Repeat the material exactly from its first line to the line that includes "color=NAVY, linewidth=1.0, zorder=2)". Skip pictures.

● ● ● ●

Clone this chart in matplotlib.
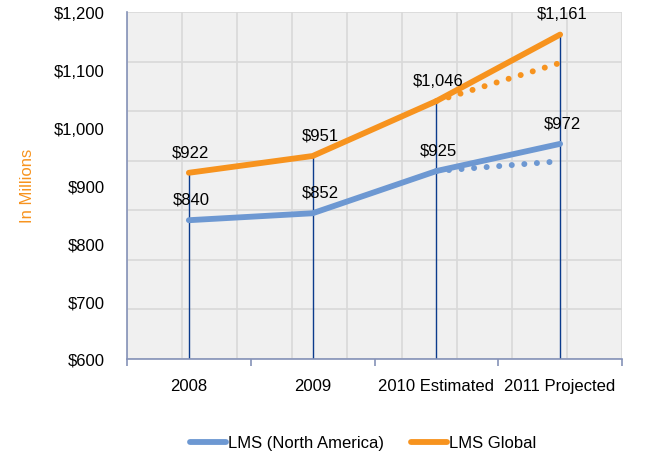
import matplotlib

matplotlib.use("Agg")

import matplotlib.pyplot as plt

plt.rcParams["font.family"] = ["Liberation Sans", "DejaVu Sans"]

categories = ["2008", "2009", "2010 Estimated", "2011 Projected"]
north_america = [840, 852, 925, 972]
global_lms = [922, 951, 1046, 1161]
# dotted projections drawn from the 2010 estimate
na_projection = [None, None, 925, 942]
global_projection = [None, None, 1046, 1112]
y_ticks = [600, 700, 800, 900, 1000, 1100, 1200]

BLUE = "#6d98d2"
ORANGE = "#f7931e"
NAVY = "#0b3b8c"
AXIS = "#8592b8"

fig = plt.figure(figsize=(6.53, 4.56), dpi=100)
rect = [127 / 653, 1 - 360 / 456, 495 / 653, 347 / 456]

# background grid is its own 9 x 7 lattice, not tied to the value ticks
bg = fig.add_axes(rect, zorder=0)
bg.set_facecolor("#f0f0f0")
bg.set_xlim(0, 9)
bg.set_ylim(0, 7)
bg.set_xticks(range(10))
bg.set_yticks(range(8))
bg.grid(True, color="#d9d9d9", linewidth=1.2)
bg.tick_params(length=0, labelbottom=False, labelleft=False)
for s in bg.spines.values():
    s.set_visible(False)

ax = fig.add_axes(rect, zorder=1)
ax.patch.set_alpha(0)
x = list(range(len(categories)))
ax.set_xlim(-0.5, len(categories) - 0.5)
ax.set_ylim(600, 1200)

# drop lines from the top series to the axis
ax.vlines(x, 600, [max(a, b) for a, b in zip(north_america, global_lms)],
          color=NAVY, linewidth=1.0, zorder=2)

# near-zero dashes with round caps give the row of dots
dot_style = dict(linewidth=4.3, linestyle=(0, (0.01, 2.1)), dash_capstyle="round", zorder=3)
ax.plot(x, na_projection, color=BLUE, **dot_style)
ax.plot(x, global_projection, color=ORANGE, **dot_style)

line_style = dict(linewidth=4.2, solid_capstyle="round", solid_joinstyle="round", zorder=4)
ax.plot(x, north_america, color=BLUE, label="LMS (North America)", **line_style)
ax.plot(x, global_lms, color=ORANGE, label="LMS Global", **line_style)

label_dx = [2, 8, 2, 2]
for series in (north_america, global_lms):
    for xi, v, dx in zip(x, series, label_dx):
        ax.annotate(f"${v:,}", (xi, v), xytext=(dx, 21), textcoords="offset pixels",
                    ha="center", va="center", fontsize=12, color="black", zorder=5)

ax.set_yticks(y_ticks)
ax.set_yticklabels([f"${v:,}" for v in y_ticks])
ax.tick_params(axis="y", length=0, pad=16, labelsize=12)

ax.set_xticks(x)
ax.set_xticklabels(categories)
ax.set_xticks([i - 0.5 for i in range(len(categories) + 1)], minor=True)
ax.tick_params(axis="x", which="major", length=0, pad=14, labelsize=12)
ax.tick_params(axis="x", which="minor", length=5, color=AXIS, width=1.2)

for side in ("top", "right"):
    ax.spines[side].set_visible(False)
for side in ("left", "bottom"):
    ax.spines[side].set_color(AXIS)
    ax.spines[side].set_linewidth(1.2)

fig.text(28 / 653, 1 - 186 / 456, "In Millions", rotation=90, ha="center", va="center",
         fontsize=12, color=ORANGE)

fig.legend(loc="center", bbox_to_anchor=(363 / 653, 1 - 444 / 456), ncol=2, frameon=False,
           fontsize=12, handlelength=2.2, handletextpad=0.1, columnspacing=1.6)

fig.savefig("out.png", dpi=100)
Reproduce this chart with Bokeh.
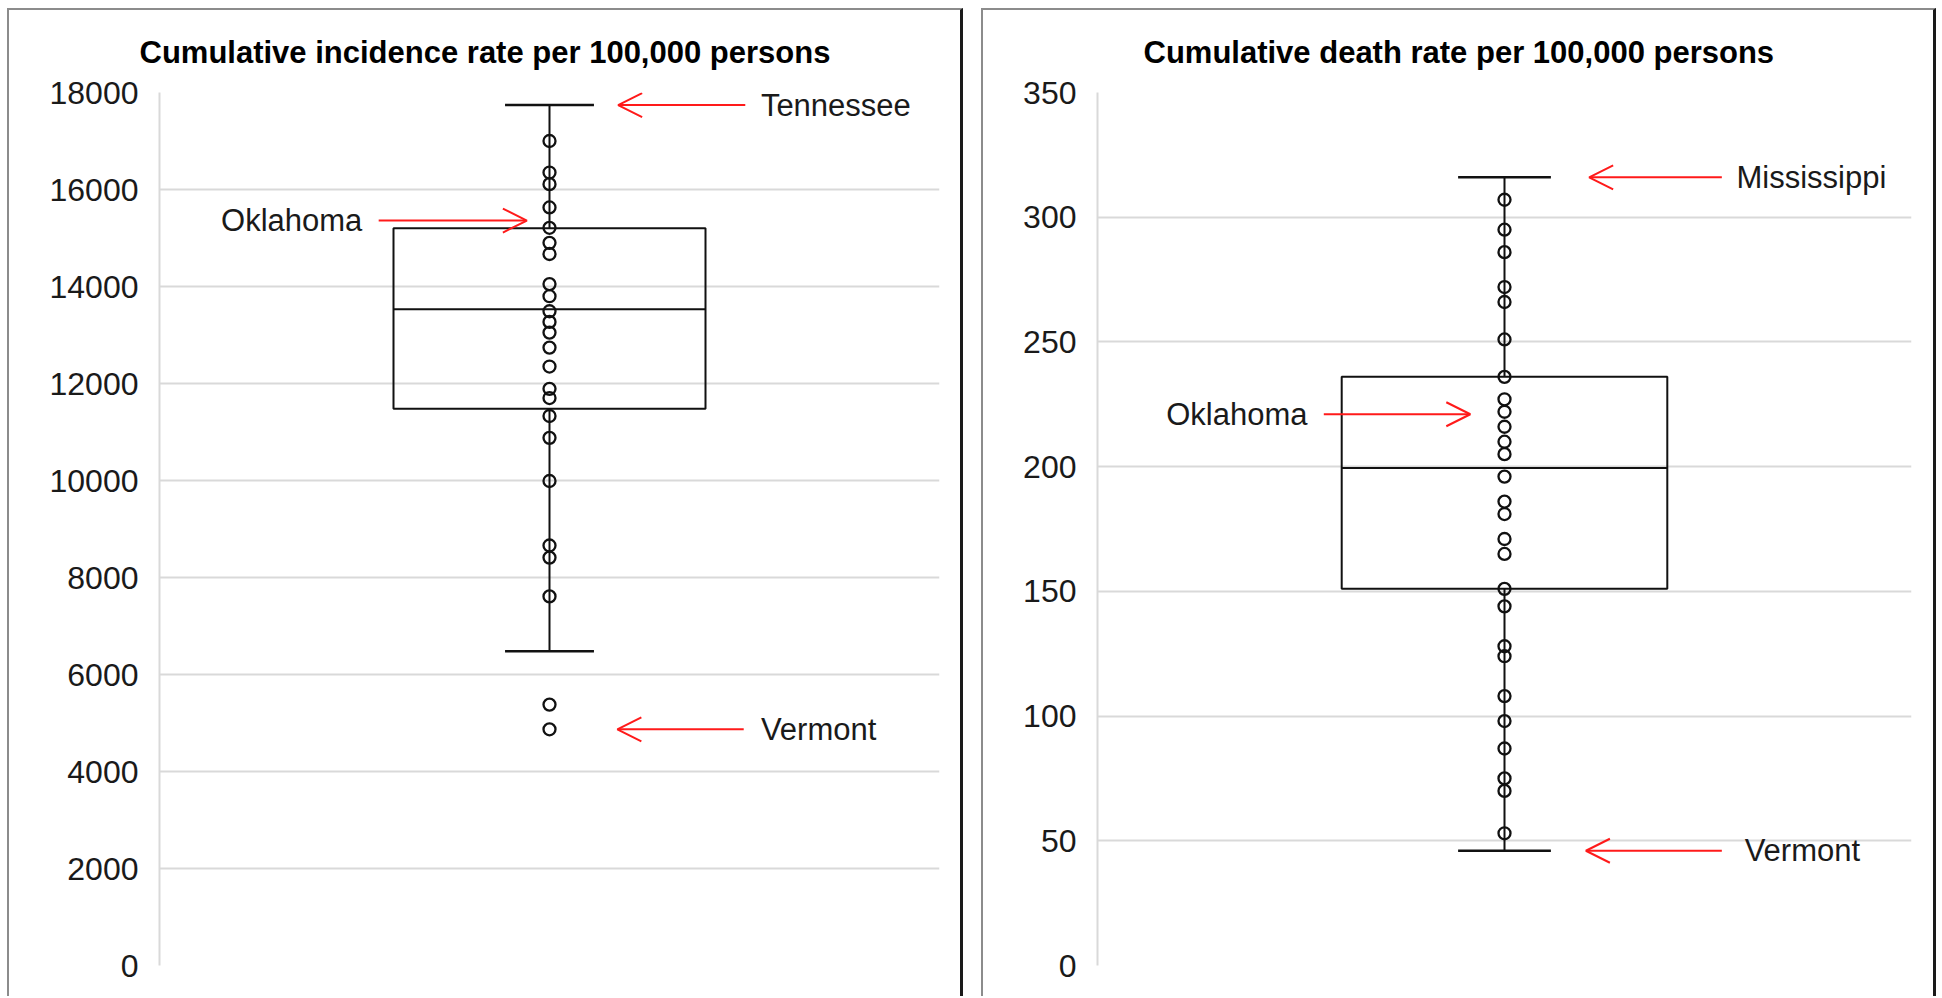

● ● ● ●

→ **Response to the task**:
Clone this chart in matplotlib.
import matplotlib

matplotlib.use("Agg")

import matplotlib.pyplot as plt

plt.rcParams["font.family"] = ["Liberation Sans", "DejaVu Sans"]

categories = ["2008", "2009", "2010 Estimated", "2011 Projected"]
north_america = [840, 852, 925, 972]
global_lms = [922, 951, 1046, 1161]
# dotted projections drawn from the 2010 estimate
na_projection = [None, None, 925, 942]
global_projection = [None, None, 1046, 1112]
y_ticks = [600, 700, 800, 900, 1000, 1100, 1200]

BLUE = "#6d98d2"
ORANGE = "#f7931e"
NAVY = "#0b3b8c"
AXIS = "#8592b8"

fig = plt.figure(figsize=(6.53, 4.56), dpi=100)
rect = [127 / 653, 1 - 360 / 456, 495 / 653, 347 / 456]

# background grid is its own 9 x 7 lattice, not tied to the value ticks
bg = fig.add_axes(rect, zorder=0)
bg.set_facecolor("#f0f0f0")
bg.set_xlim(0, 9)
bg.set_ylim(0, 7)
bg.set_xticks(range(10))
bg.set_yticks(range(8))
bg.grid(True, color="#d9d9d9", linewidth=1.2)
bg.tick_params(length=0, labelbottom=False, labelleft=False)
for s in bg.spines.values():
    s.set_visible(False)

ax = fig.add_axes(rect, zorder=1)
ax.patch.set_alpha(0)
x = list(range(len(categories)))
ax.set_xlim(-0.5, len(categories) - 0.5)
ax.set_ylim(600, 1200)

# drop lines from the top series to the axis
ax.vlines(x, 600, [max(a, b) for a, b in zip(north_america, global_lms)],
          color=NAVY, linewidth=1.0, zorder=2)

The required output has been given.